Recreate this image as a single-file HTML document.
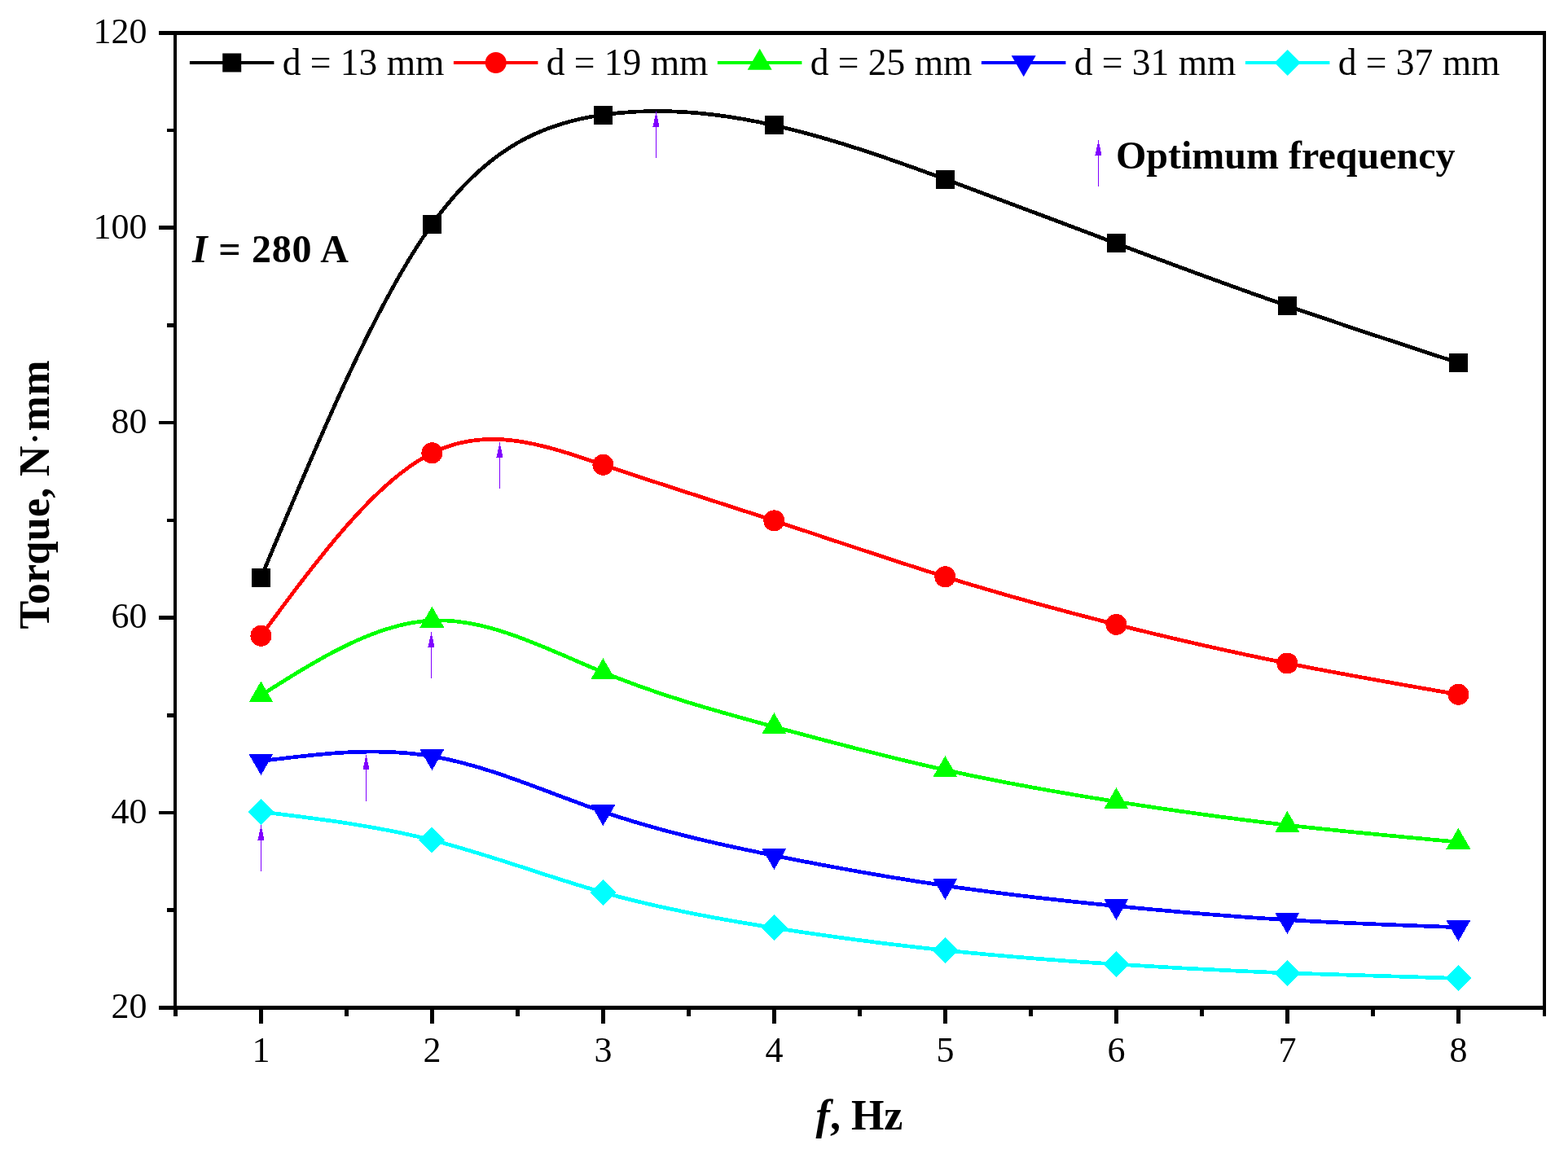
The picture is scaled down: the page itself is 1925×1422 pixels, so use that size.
<!DOCTYPE html><html><head><meta charset="utf-8"><style>html,body{margin:0;padding:0;background:#fff;width:1925px;height:1422px;overflow:hidden;}svg{display:block;}</style></head><body>
<svg width="1925" height="1422" viewBox="0 0 1925 1422">
<rect width="1925" height="1422" fill="#fff"/>
<g shape-rendering="crispEdges">
<path d="M320.40,709.40 C390.40,541.23 460.40,373.07 530.40,275.50 C600.40,177.93 670.40,150.96 740.40,141.00 C810.40,131.04 880.40,138.09 950.40,153.90 C1020.40,169.71 1090.40,194.29 1160.40,220.00 C1230.40,245.71 1300.40,272.54 1370.40,298.90 C1440.40,325.26 1510.40,351.15 1580.40,375.50 C1650.40,399.85 1720.40,422.68 1790.40,445.50" fill="none" stroke="#000000" stroke-width="4.7" stroke-linejoin="round"/>
<path d="M320.40,780.80 C390.40,685.90 460.40,591.00 530.40,556.30 C600.40,521.60 670.40,547.11 740.40,570.80 C810.40,594.49 880.40,616.38 950.40,639.40 C1020.40,662.42 1090.40,686.58 1160.40,708.30 C1230.40,730.02 1300.40,749.29 1370.40,766.90 C1440.40,784.51 1510.40,800.46 1580.40,814.50 C1650.40,828.54 1720.40,840.67 1790.40,852.80" fill="none" stroke="#FF0000" stroke-width="4.7" stroke-linejoin="round"/>
<path d="M320.40,853.80 C390.40,809.48 460.40,765.16 530.40,762.00 C600.40,758.84 670.40,796.82 740.40,825.50 C810.40,854.18 880.40,873.54 950.40,892.50 C1020.40,911.46 1090.40,930.03 1160.40,945.50 C1230.40,960.97 1300.40,973.35 1370.40,984.40 C1440.40,995.45 1510.40,1005.16 1580.40,1013.20 C1650.40,1021.24 1720.40,1027.62 1790.40,1034.00" fill="none" stroke="#00FF00" stroke-width="4.7" stroke-linejoin="round"/>
<path d="M320.40,934.60 C390.40,925.77 460.40,916.94 530.40,928.70 C600.40,940.46 670.40,972.80 740.40,996.80 C810.40,1020.80 880.40,1036.46 950.40,1050.60 C1020.40,1064.74 1090.40,1077.36 1160.40,1087.60 C1230.40,1097.84 1300.40,1105.71 1370.40,1112.60 C1440.40,1119.49 1510.40,1125.41 1580.40,1129.60 C1650.40,1133.79 1720.40,1136.24 1790.40,1138.70" fill="none" stroke="#0000FF" stroke-width="4.7" stroke-linejoin="round"/>
<path d="M320.40,996.80 C390.40,1005.35 460.40,1013.91 530.40,1031.60 C600.40,1049.29 670.40,1076.12 740.40,1095.90 C810.40,1115.68 880.40,1128.40 950.40,1139.40 C1020.40,1150.40 1090.40,1159.69 1160.40,1167.00 C1230.40,1174.31 1300.40,1179.64 1370.40,1184.10 C1440.40,1188.56 1510.40,1192.16 1580.40,1194.90 C1650.40,1197.64 1720.40,1199.52 1790.40,1201.40" fill="none" stroke="#00FFFF" stroke-width="4.7" stroke-linejoin="round"/>
<rect x="308.90" y="697.90" width="23" height="23" fill="#000000"/>
<rect x="518.90" y="264.00" width="23" height="23" fill="#000000"/>
<rect x="728.90" y="129.50" width="23" height="23" fill="#000000"/>
<rect x="938.90" y="142.40" width="23" height="23" fill="#000000"/>
<rect x="1148.90" y="208.50" width="23" height="23" fill="#000000"/>
<rect x="1358.90" y="287.40" width="23" height="23" fill="#000000"/>
<rect x="1568.90" y="364.00" width="23" height="23" fill="#000000"/>
<rect x="1778.90" y="434.00" width="23" height="23" fill="#000000"/>
<circle cx="320.40" cy="780.80" r="13" fill="#FF0000"/>
<circle cx="530.40" cy="556.30" r="13" fill="#FF0000"/>
<circle cx="740.40" cy="570.80" r="13" fill="#FF0000"/>
<circle cx="950.40" cy="639.40" r="13" fill="#FF0000"/>
<circle cx="1160.40" cy="708.30" r="13" fill="#FF0000"/>
<circle cx="1370.40" cy="766.90" r="13" fill="#FF0000"/>
<circle cx="1580.40" cy="814.50" r="13" fill="#FF0000"/>
<circle cx="1790.40" cy="852.80" r="13" fill="#FF0000"/>
<polygon points="320.40,836.48 335.40,862.46 305.40,862.46" fill="#00FF00"/>
<polygon points="530.40,744.68 545.40,770.66 515.40,770.66" fill="#00FF00"/>
<polygon points="740.40,808.18 755.40,834.16 725.40,834.16" fill="#00FF00"/>
<polygon points="950.40,875.18 965.40,901.16 935.40,901.16" fill="#00FF00"/>
<polygon points="1160.40,928.18 1175.40,954.16 1145.40,954.16" fill="#00FF00"/>
<polygon points="1370.40,967.08 1385.40,993.06 1355.40,993.06" fill="#00FF00"/>
<polygon points="1580.40,995.88 1595.40,1021.86 1565.40,1021.86" fill="#00FF00"/>
<polygon points="1790.40,1016.68 1805.40,1042.66 1775.40,1042.66" fill="#00FF00"/>
<polygon points="320.40,951.92 335.40,925.94 305.40,925.94" fill="#0000FF"/>
<polygon points="530.40,946.02 545.40,920.04 515.40,920.04" fill="#0000FF"/>
<polygon points="740.40,1014.12 755.40,988.14 725.40,988.14" fill="#0000FF"/>
<polygon points="950.40,1067.92 965.40,1041.94 935.40,1041.94" fill="#0000FF"/>
<polygon points="1160.40,1104.92 1175.40,1078.94 1145.40,1078.94" fill="#0000FF"/>
<polygon points="1370.40,1129.92 1385.40,1103.94 1355.40,1103.94" fill="#0000FF"/>
<polygon points="1580.40,1146.92 1595.40,1120.94 1565.40,1120.94" fill="#0000FF"/>
<polygon points="1790.40,1156.02 1805.40,1130.04 1775.40,1130.04" fill="#0000FF"/>
<polygon points="320.40,980.80 336.40,996.80 320.40,1012.80 304.40,996.80" fill="#00FFFF"/>
<polygon points="530.40,1015.60 546.40,1031.60 530.40,1047.60 514.40,1031.60" fill="#00FFFF"/>
<polygon points="740.40,1079.90 756.40,1095.90 740.40,1111.90 724.40,1095.90" fill="#00FFFF"/>
<polygon points="950.40,1123.40 966.40,1139.40 950.40,1155.40 934.40,1139.40" fill="#00FFFF"/>
<polygon points="1160.40,1151.00 1176.40,1167.00 1160.40,1183.00 1144.40,1167.00" fill="#00FFFF"/>
<polygon points="1370.40,1168.10 1386.40,1184.10 1370.40,1200.10 1354.40,1184.10" fill="#00FFFF"/>
<polygon points="1580.40,1178.90 1596.40,1194.90 1580.40,1210.90 1564.40,1194.90" fill="#00FFFF"/>
<polygon points="1790.40,1185.40 1806.40,1201.40 1790.40,1217.40 1774.40,1201.40" fill="#00FFFF"/>
<rect x="804.9" y="155.0" width="1.2" height="39.0" fill="#8000FF"/><polygon points="805.5,137.0 809.5,155.5 801.5,155.5" fill="#8000FF"/>
<rect x="612.9" y="561.0" width="1.2" height="39.0" fill="#8000FF"/><polygon points="613.5,543.0 617.5,561.5 609.5,561.5" fill="#8000FF"/>
<rect x="528.9" y="794.0" width="1.2" height="39.0" fill="#8000FF"/><polygon points="529.5,776.0 533.5,794.5 525.5,794.5" fill="#8000FF"/>
<rect x="448.9" y="944.5" width="1.2" height="39.0" fill="#8000FF"/><polygon points="449.5,926.5 453.5,945.0 445.5,945.0" fill="#8000FF"/>
<rect x="319.9" y="1031.0" width="1.2" height="39.0" fill="#8000FF"/><polygon points="320.5,1013.0 324.5,1031.5 316.5,1031.5" fill="#8000FF"/>
<rect x="1347.9" y="190.0" width="1.2" height="39.0" fill="#8000FF"/><polygon points="1348.5,172.0 1352.5,190.5 1344.5,190.5" fill="#8000FF"/>
</g>
<g shape-rendering="crispEdges" fill="#000">
<rect x="195" y="38" width="1703" height="5"/>
<rect x="195" y="1235" width="1703" height="5"/>
<rect x="213" y="38" width="4" height="1210"/>
<rect x="1894" y="38" width="4" height="1210"/>
<rect x="195" y="1235.2" width="20" height="4.5"/>
<rect x="205" y="1115.4" width="10" height="4.5"/>
<rect x="195" y="995.7" width="20" height="4.5"/>
<rect x="205" y="876.0" width="10" height="4.5"/>
<rect x="195" y="756.2" width="20" height="4.5"/>
<rect x="205" y="636.5" width="10" height="4.5"/>
<rect x="195" y="516.8" width="20" height="4.5"/>
<rect x="205" y="397.0" width="10" height="4.5"/>
<rect x="195" y="277.3" width="20" height="4.5"/>
<rect x="205" y="157.6" width="10" height="4.5"/>
<rect x="195" y="37.8" width="20" height="4.5"/>
<rect x="213.1" y="1238" width="4.5" height="10"/>
<rect x="318.1" y="1238" width="4.5" height="19"/>
<rect x="423.1" y="1238" width="4.5" height="10"/>
<rect x="528.1" y="1238" width="4.5" height="19"/>
<rect x="633.1" y="1238" width="4.5" height="10"/>
<rect x="738.1" y="1238" width="4.5" height="19"/>
<rect x="843.1" y="1238" width="4.5" height="10"/>
<rect x="948.1" y="1238" width="4.5" height="19"/>
<rect x="1053.2" y="1238" width="4.5" height="10"/>
<rect x="1158.2" y="1238" width="4.5" height="19"/>
<rect x="1263.2" y="1238" width="4.5" height="10"/>
<rect x="1368.2" y="1238" width="4.5" height="19"/>
<rect x="1473.2" y="1238" width="4.5" height="10"/>
<rect x="1578.2" y="1238" width="4.5" height="19"/>
<rect x="1683.2" y="1238" width="4.5" height="10"/>
<rect x="1788.2" y="1238" width="4.5" height="19"/>
</g>
<g font-family="'Liberation Serif', 'Times New Roman', serif" font-size="44" fill="#000">
<text x="180.5" y="1250.3" text-anchor="end">20</text>
<text x="180.5" y="1010.8" text-anchor="end">40</text>
<text x="180.5" y="771.4" text-anchor="end">60</text>
<text x="180.5" y="531.9" text-anchor="end">80</text>
<text x="180.5" y="292.5" text-anchor="end">100</text>
<text x="180.5" y="53.0" text-anchor="end">120</text>
<text x="320.4" y="1304" text-anchor="middle">1</text>
<text x="530.4" y="1304" text-anchor="middle">2</text>
<text x="740.4" y="1304" text-anchor="middle">3</text>
<text x="950.4" y="1304" text-anchor="middle">4</text>
<text x="1160.4" y="1304" text-anchor="middle">5</text>
<text x="1370.4" y="1304" text-anchor="middle">6</text>
<text x="1580.4" y="1304" text-anchor="middle">7</text>
<text x="1790.4" y="1304" text-anchor="middle">8</text>
</g>
<g font-family="'Liberation Serif', 'Times New Roman', serif" font-size="45.5" fill="#000">
<line x1="232.9" y1="77" x2="336.4" y2="77" stroke="#000000" stroke-width="4.1"/>
<rect x="273.20" y="65.50" width="23" height="23" fill="#000000"/>
<text x="346.7" y="92.4">d = 13 mm</text>
<line x1="556.9" y1="77" x2="660.4" y2="77" stroke="#FF0000" stroke-width="4.1"/>
<circle cx="608.70" cy="77.00" r="13" fill="#FF0000"/>
<text x="670.7" y="92.4">d = 19 mm</text>
<line x1="880.9" y1="77" x2="984.4" y2="77" stroke="#00FF00" stroke-width="4.1"/>
<polygon points="932.70,59.68 947.70,85.66 917.70,85.66" fill="#00FF00"/>
<text x="994.7" y="92.4">d = 25 mm</text>
<line x1="1204.9" y1="77" x2="1308.4" y2="77" stroke="#0000FF" stroke-width="4.1"/>
<polygon points="1256.70,94.32 1271.70,68.34 1241.70,68.34" fill="#0000FF"/>
<text x="1318.7" y="92.4">d = 31 mm</text>
<line x1="1528.9" y1="77" x2="1632.4" y2="77" stroke="#00FFFF" stroke-width="4.1"/>
<polygon points="1580.70,61.00 1596.70,77.00 1580.70,93.00 1564.70,77.00" fill="#00FFFF"/>
<text x="1642.7" y="92.4">d = 37 mm</text>
</g>
<text x="1370" y="207" font-family="'Liberation Serif', 'Times New Roman', serif" font-size="48" font-weight="bold">Optimum frequency</text>
<text x="236" y="322" textLength="192" lengthAdjust="spacing" font-family="'Liberation Serif', 'Times New Roman', serif" font-size="48" font-weight="bold"><tspan font-style="italic">I</tspan> = 280 A</text>
<text x="1055" y="1386.7" text-anchor="middle" font-family="'Liberation Serif', 'Times New Roman', serif" font-size="52" font-weight="bold"><tspan font-style="italic">f</tspan>, Hz</text>
<text transform="translate(59.9,772.5) rotate(-90)" textLength="330" lengthAdjust="spacing" font-family="'Liberation Serif', 'Times New Roman', serif" font-size="52" font-weight="bold">Torque, N<tspan font-weight="normal">·</tspan>mm</text>
</svg></body></html>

- [What is being asked]
Copy all lines from the material that contain "size".

- [Answer to the task]
The picture is scaled down: the page itself is 1925×1422 pixels, so use that size.
<g font-family="'Liberation Serif', 'Times New Roman', serif" font-size="44" fill="#000">
<g font-family="'Liberation Serif', 'Times New Roman', serif" font-size="45.5" fill="#000">
<text x="1370" y="207" font-family="'Liberation Serif', 'Times New Roman', serif" font-size="48" font-weight="bold">Optimum frequency</text>
<text x="236" y="322" textLength="192" lengthAdjust="spacing" font-family="'Liberation Serif', 'Times New Roman', serif" font-size="48" font-weight="bold"><tspan font-style="italic">I</tspan> = 280 A</text>
<text x="1055" y="1386.7" text-anchor="middle" font-family="'Liberation Serif', 'Times New Roman', serif" font-size="52" font-weight="bold"><tspan font-style="italic">f</tspan>, Hz</text>
<text transform="translate(59.9,772.5) rotate(-90)" textLength="330" lengthAdjust="spacing" font-family="'Liberation Serif', 'Times New Roman', serif" font-size="52" font-weight="bold">Torque, N<tspan font-weight="normal">·</tspan>mm</text>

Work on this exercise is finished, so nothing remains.